» Task: Filter the entries that follow, copying every line in which the word "this" appears.

— START Dataset rows —

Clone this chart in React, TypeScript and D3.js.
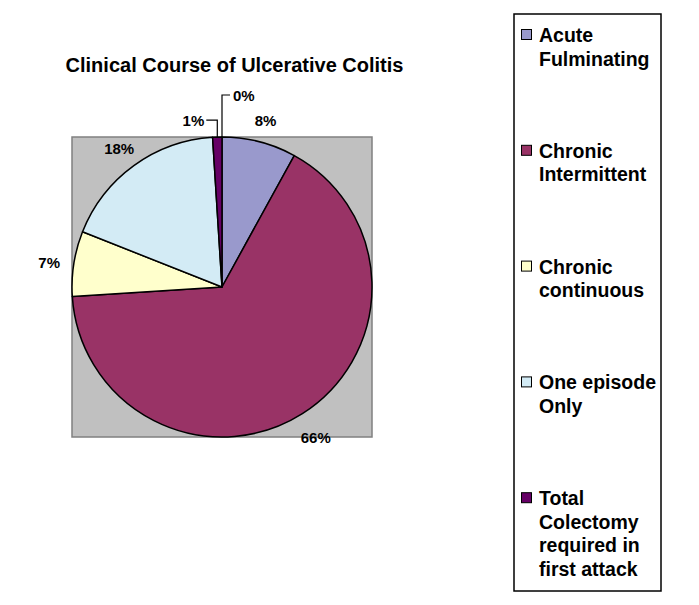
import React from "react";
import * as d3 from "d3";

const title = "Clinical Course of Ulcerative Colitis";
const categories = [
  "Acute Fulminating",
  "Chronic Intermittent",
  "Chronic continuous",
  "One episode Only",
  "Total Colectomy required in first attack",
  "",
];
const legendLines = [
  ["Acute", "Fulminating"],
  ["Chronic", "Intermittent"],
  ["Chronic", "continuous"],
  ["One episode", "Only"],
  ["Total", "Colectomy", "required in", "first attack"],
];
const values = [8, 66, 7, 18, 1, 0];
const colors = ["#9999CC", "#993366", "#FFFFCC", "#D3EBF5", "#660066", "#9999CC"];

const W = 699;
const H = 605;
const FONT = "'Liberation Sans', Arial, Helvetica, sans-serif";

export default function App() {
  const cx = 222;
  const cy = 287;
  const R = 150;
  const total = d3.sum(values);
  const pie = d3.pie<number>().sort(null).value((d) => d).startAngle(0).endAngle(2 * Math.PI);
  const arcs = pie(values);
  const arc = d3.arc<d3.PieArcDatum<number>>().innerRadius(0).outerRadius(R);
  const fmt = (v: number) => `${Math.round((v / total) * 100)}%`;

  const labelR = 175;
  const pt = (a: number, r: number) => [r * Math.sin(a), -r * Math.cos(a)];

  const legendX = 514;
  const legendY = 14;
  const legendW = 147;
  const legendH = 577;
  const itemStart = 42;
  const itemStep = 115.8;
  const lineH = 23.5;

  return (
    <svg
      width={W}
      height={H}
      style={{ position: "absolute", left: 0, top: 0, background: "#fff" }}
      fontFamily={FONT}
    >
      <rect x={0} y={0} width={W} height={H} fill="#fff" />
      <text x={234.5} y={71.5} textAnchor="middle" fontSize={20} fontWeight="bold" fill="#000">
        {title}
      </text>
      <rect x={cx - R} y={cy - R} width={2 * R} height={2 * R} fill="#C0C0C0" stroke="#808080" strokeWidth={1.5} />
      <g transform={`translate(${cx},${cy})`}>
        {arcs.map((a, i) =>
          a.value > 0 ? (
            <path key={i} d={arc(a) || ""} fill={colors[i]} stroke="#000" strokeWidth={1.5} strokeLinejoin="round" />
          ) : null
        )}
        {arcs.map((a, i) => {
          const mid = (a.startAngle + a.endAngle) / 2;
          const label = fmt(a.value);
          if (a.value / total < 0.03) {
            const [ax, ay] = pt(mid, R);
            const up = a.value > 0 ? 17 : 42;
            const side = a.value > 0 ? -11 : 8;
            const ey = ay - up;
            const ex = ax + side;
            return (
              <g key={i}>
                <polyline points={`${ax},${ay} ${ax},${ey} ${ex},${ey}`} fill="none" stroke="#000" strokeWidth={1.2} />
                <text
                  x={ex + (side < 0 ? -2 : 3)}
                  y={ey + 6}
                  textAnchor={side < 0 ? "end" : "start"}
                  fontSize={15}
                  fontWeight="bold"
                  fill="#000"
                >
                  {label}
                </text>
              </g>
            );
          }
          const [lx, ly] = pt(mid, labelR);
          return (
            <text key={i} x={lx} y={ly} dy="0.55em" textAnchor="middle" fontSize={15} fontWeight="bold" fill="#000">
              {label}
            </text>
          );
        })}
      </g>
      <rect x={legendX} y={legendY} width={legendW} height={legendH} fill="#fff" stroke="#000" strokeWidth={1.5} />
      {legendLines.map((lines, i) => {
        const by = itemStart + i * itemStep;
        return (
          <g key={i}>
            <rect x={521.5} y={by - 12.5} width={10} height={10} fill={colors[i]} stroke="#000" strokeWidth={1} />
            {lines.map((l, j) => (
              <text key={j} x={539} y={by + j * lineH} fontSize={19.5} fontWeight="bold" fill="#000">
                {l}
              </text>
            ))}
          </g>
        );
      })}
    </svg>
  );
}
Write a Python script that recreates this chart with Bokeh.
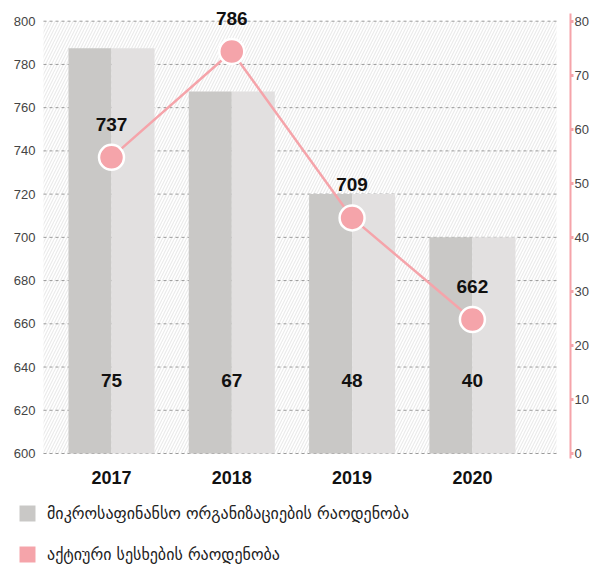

— END Dataset rows —

» Exercise response:
Clone this chart in React, TypeScript and D3.js.
Write a Python script that recreates this chart with Bokeh.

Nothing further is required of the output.